National Organization for Women: ‘President Obama, where are the Women?’
The nation’s leading liberal women’s group, the National Organization for Women, is demanding to know why President Barack Obama has failed to make more high-profile appointments of women to his administration.
“President Obama has made a number of high-profile appointments recently — four at last count — and they are all white men,” NOW said in a blast email to supporters Thursday evening, with the subject line, “President Obama, Where are the Women?”
The organization noted that while groups like NOW hoped United Nations Ambassador Susan Rice would succeed Secretary of State Hilary Clinton, she too was “was pushed aside and replaced with a white male nominee” when the “right wing unjustly smeared” her. (RELATED VIDEO: Joe Scarborough slams Mika Brzezinski for defending president’s all-male Cabinet picks)
NOW is encouraging its members to sign a petition urging the president to appoint more women to his Cabinet — especially women of color. The group suggested, for example, that a woman helm the Federal Communications Commission for the first time in the agency’s history.
“I am concerned that the current trend in your Cabinet appointments has excluded women and people of color. Women, especially women of color, are being disproportionately affected by current debates over the federal budget, education policy and access to health care, and their perspective needs to be represented among your top advisers,” NOW’s petition reads. “There is no doubt that qualified women exist for each and every position you will be called to fill, so there is no excuse to consign the vast majority of decision-making power and authority to men.”
The Obama administration has come under fire in recent days for the lack of diversity in his Cabinet, and particularly for the dearth of women in his inner circle. On MSNBC on Thursday, New York Democratic Rep. Charlie Rangel called the criticisms “embarrassing as hell.”

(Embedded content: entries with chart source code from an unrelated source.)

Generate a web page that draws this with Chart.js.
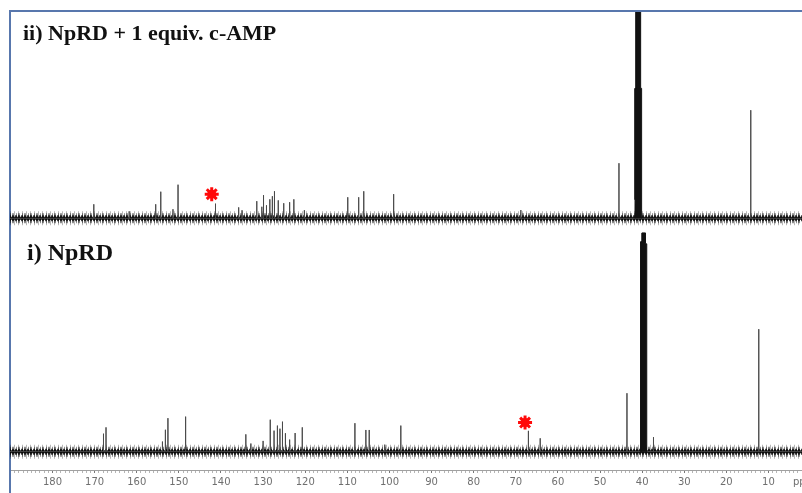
<!DOCTYPE html>
<html>
<head>
<meta charset="utf-8">
<script src="https://cdn.jsdelivr.net/npm/chart.js@4/dist/chart.umd.min.js"></script>
<style>
  html, body { margin: 0; padding: 0; background: #ffffff; overflow: hidden; }
  #wrap { position: relative; width: 802px; height: 493px; overflow: hidden; }
</style>
</head>
<body>
<div id="wrap"><canvas id="nmr" width="806" height="493"></canvas></div>
<script>
// Chemical-shift window (ppm), right edge to left edge
const ppmMin = 1.8;
const ppmMax = 190.1;

// Tick labels shown on the ppm axis
const tickLabels = [180, 170, 160, 150, 140, 130, 120, 110, 100, 90, 80, 70, 60, 50, 40, 30, 20, 10];
const axisUnit = 'ppm';

// Spectrum ii) NpRD + 1 equiv. c-AMP : peak positions (ppm) and relative intensities
const topPeakPpm    = [170.2, 161.8, 155.5, 154.3, 151.4, 150.2, 141.3, 135.8, 135.0, 131.5, 130.3, 129.9, 129.2, 128.4,
                       127.8, 127.3, 126.4, 125.1, 123.7, 122.7, 120.2, 109.9, 107.3, 106.1, 99.0, 68.8, 45.5, 14.2];
const topPeakHeight = [6.8, 3.4, 6.8, 12.9, 4.4, 16.3, 7.1, 5.3, 3.9, 8.3, 5.6, 11.2, 6.3, 9.2,
                       10.7, 13.1, 8.7, 7.3, 7.8, 9.2, 3.9, 10.2, 10.2, 13.1, 11.7, 4.0, 26.7, 52.4];

// Spectrum i) NpRD : peak positions (ppm) and relative intensities
const botPeakPpm    = [167.9, 167.3, 153.9, 153.2, 152.6, 148.4, 134.1, 132.9, 130.0, 128.3, 127.4, 126.6, 126.0, 125.4,
                       124.7, 123.7, 122.4, 120.7, 108.2, 105.6, 104.8, 101.1, 97.3, 67.0, 64.2, 43.6, 37.3, 12.3];
const botPeakHeight = [8.2, 11.1, 4.6, 10.0, 15.3, 16.0, 7.9, 3.7, 4.9, 14.6, 9.6, 11.9, 10.5, 13.7,
                       8.4, 5.5, 8.5, 11.1, 13.0, 9.9, 9.9, 3.2, 11.9, 9.5, 6.1, 26.7, 6.6, 56.0];

// DMSO-d6 solvent multiplet: centre shift and envelope (offset from centre, intensity)
const topSolventPpm = 40.9;
const topSolventOffset = [-0.8, -0.78, -0.78, -0.55, -0.55, 0.55, 0.55, 0.78, 0.78, 0.8];
const topSolventHeight = [0, 9, 63, 63, 150, 150, 63, 63, 9, 0];
const botSolventPpm = 39.6;
const botSolventOffset = [-0.75, -0.7, -0.7, -0.4, -0.4, 0.4, 0.4, 0.7, 0.7, 0.75];
const botSolventHeight = [0, 18, 95, 95, 100, 100, 96, 96, 18, 0];

// Red markers flagging the signal that changes on c-AMP binding
const markerPpm   = [142.2, 67.8];
const markerLevel = [11.7, 13.3];

const panelTitles = ['ii) NpRD + 1 equiv. c-AMP', 'i) NpRD'];

// Stick spectrum: each line rises from the baseline and returns to it
function stickSpectrum(ppm, height) {
  const pts = [{ x: ppmMin, y: 0 }, { x: ppmMax, y: 0 }];
  ppm.forEach((p, i) => {
    pts.push({ x: p, y: 0 }, { x: p, y: height[i] }, { x: p, y: 0 });
  });
  return pts.sort((a, b) => a.x - b.x);
}
function solventEnvelope(centre, offset, height) {
  return offset.map((o, i) => ({ x: centre + o, y: height[i] }));
}
function flatBaseline() {
  return [{ x: ppmMin, y: 0 }, { x: ppmMax, y: 0 }];
}

const lineBase = { pointRadius: 0, pointHoverRadius: 0, tension: 0, fill: false };

// Baseline noise band drawn as layered strokes along the zero line
function noiseLayers(axis) {
  return [
    Object.assign({}, lineBase, { data: flatBaseline(), yAxisID: axis, borderColor: 'rgba(0,0,0,0.28)', borderWidth: 14, borderDash: [1, 3] }),
    Object.assign({}, lineBase, { data: flatBaseline(), yAxisID: axis, borderColor: 'rgba(0,0,0,0.45)', borderWidth: 10, borderDash: [1, 2, 2, 1] }),
    Object.assign({}, lineBase, { data: flatBaseline(), yAxisID: axis, borderColor: 'rgba(0,0,0,0.75)', borderWidth: 6, borderDash: [2, 1] }),
    Object.assign({}, lineBase, { data: flatBaseline(), yAxisID: axis, borderColor: 'rgba(8,8,8,0.92)', borderWidth: 3 })
  ];
}

const datasets = [
  // markers (drawn on top)
  { type: 'scatter', data: [{ x: markerPpm[0], y: markerLevel[0] }], yAxisID: 'yTop',
    pointStyle: 'star', pointRadius: 7, borderColor: '#ff0a0a', borderWidth: 3, backgroundColor: '#ff0a0a' },
  { type: 'scatter', data: [{ x: markerPpm[0], y: markerLevel[0] }], yAxisID: 'yTop',
    pointStyle: 'circle', pointRadius: 4.5, borderWidth: 0, backgroundColor: '#ff0a0a' },
  { type: 'scatter', data: [{ x: markerPpm[1], y: markerLevel[1] }], yAxisID: 'yBot',
    pointStyle: 'star', pointRadius: 7, borderColor: '#ff0a0a', borderWidth: 3, backgroundColor: '#ff0a0a' },
  { type: 'scatter', data: [{ x: markerPpm[1], y: markerLevel[1] }], yAxisID: 'yBot',
    pointStyle: 'circle', pointRadius: 4.5, borderWidth: 0, backgroundColor: '#ff0a0a' },
  // solvent multiplets
  Object.assign({}, lineBase, { data: solventEnvelope(topSolventPpm, topSolventOffset, topSolventHeight), yAxisID: 'yTop',
    borderColor: '#111', borderWidth: 1, fill: 'origin', backgroundColor: '#111' }),
  Object.assign({}, lineBase, { data: solventEnvelope(botSolventPpm, botSolventOffset, botSolventHeight), yAxisID: 'yBot',
    borderColor: '#111', borderWidth: 1, fill: 'origin', backgroundColor: '#111' }),
  // sample signals
  Object.assign({}, lineBase, { data: stickSpectrum(topPeakPpm, topPeakHeight), yAxisID: 'yTop', borderColor: '#4a4a4a', borderWidth: 1 }),
  Object.assign({}, lineBase, { data: stickSpectrum(botPeakPpm, botPeakHeight), yAxisID: 'yBot', borderColor: '#4a4a4a', borderWidth: 1 }),
  ...noiseLayers('yTop'),
  ...noiseLayers('yBot')
];

// Blue frame along the top and left of the figure, panel captions and axis unit
const framePlugin = {
  id: 'frameAndCaptions',
  beforeDatasetsDraw(chart) {
    const ctx = chart.ctx;
    const a = chart.chartArea;
    ctx.save();
    ctx.strokeStyle = '#5877ad';
    ctx.lineWidth = 2;
    ctx.beginPath();
    ctx.moveTo(a.left, a.top - 1);
    ctx.lineTo(chart.width, a.top - 1);
    ctx.moveTo(a.left, a.top - 2);
    ctx.lineTo(a.left, chart.height);
    ctx.stroke();
    ctx.restore();
  },
  afterDraw(chart) {
    const ctx = chart.ctx;
    const x = chart.scales.x;
    ctx.save();
    ctx.fillStyle = '#111';
    ctx.textBaseline = 'alphabetic';
    ctx.font = 'bold 22px "Liberation Serif", "Times New Roman", serif';
    ctx.fillText(panelTitles[0], 23, 39.5);
    ctx.font = 'bold 24px "Liberation Serif", "Times New Roman", serif';
    ctx.fillText(panelTitles[1], 27, 260);
    // unit label at the low-field end of the axis
    ctx.fillStyle = '#6f6f6f';
    ctx.font = '10px "DejaVu Sans", sans-serif';
    ctx.textBaseline = 'middle';
    ctx.textAlign = 'left';
    ctx.fillText(axisUnit, x.getPixelForValue(ppmMin) - 10, 482);
    ctx.restore();
  }
};

new Chart(document.getElementById('nmr'), {
  type: 'line',
  data: { datasets },
  options: {
    responsive: false,
    devicePixelRatio: 1,
    animation: false,
    events: [],
    layout: { autoPadding: false, padding: { top: 12, left: 10, right: 0, bottom: 2 } },
    plugins: { legend: { display: false }, tooltip: { enabled: false }, title: { display: false } },
    scales: {
      x: {
        type: 'linear',
        reverse: true,
        min: ppmMin,
        max: ppmMax,
        grid: {
          drawOnChartArea: false,
          drawTicks: true,
          tickLength: 3,
          tickColor: (c) => (tickLabels.includes(c.tick && c.tick.value) ? '#777' : '#b5b5b5'),
          tickWidth: 1
        },
        border: { display: true, color: '#a0a0a0', width: 1 },
        ticks: {
          stepSize: 1,
          autoSkip: false,
          maxRotation: 0,
          minRotation: 0,
          padding: 3,
          color: '#6f6f6f',
          font: { family: '"DejaVu Sans", sans-serif', size: 10 },
          callback: (v) => (tickLabels.includes(v) ? String(v) : '')
        }
      },
      yTop: { type: 'linear', display: false, min: -122, max: 100 },
      yBot: { type: 'linear', display: false, min: -8.4, max: 201 }
    }
  },
  plugins: [framePlugin]
});
</script>
</body>
</html>
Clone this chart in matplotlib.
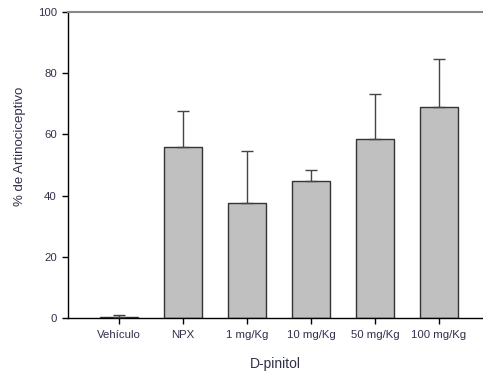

“We’ve been through all of this with [2012 GOP presidential nominee] Mitt Romney. And we were very hard with Mitt Romney with the women binder and a variety of things,” POLITICO reported Rangel said. “And I kind of think there’s no excuse with the second term.”
At a Tuesday press conference, White House spokesman Jay Carney reiterated that the president does put a high priority on diversity.
“[Obama] believes that by looking broadly for candidates for offices that he ups the chances that he’ll find the very best person for the job,” Carney said. “And I think that the diversity of his administration — both at the Cabinet level and here at the White House and elsewhere — reflects a process that was designed to allow him to find the very best candidates. And he thinks that diversity enhances the process itself — the policy process — because it sort of increases the likelihood of a broader discussion, potentially.”
Despite Carney’s statement, NOW emphasized it would like to see more women in the administration.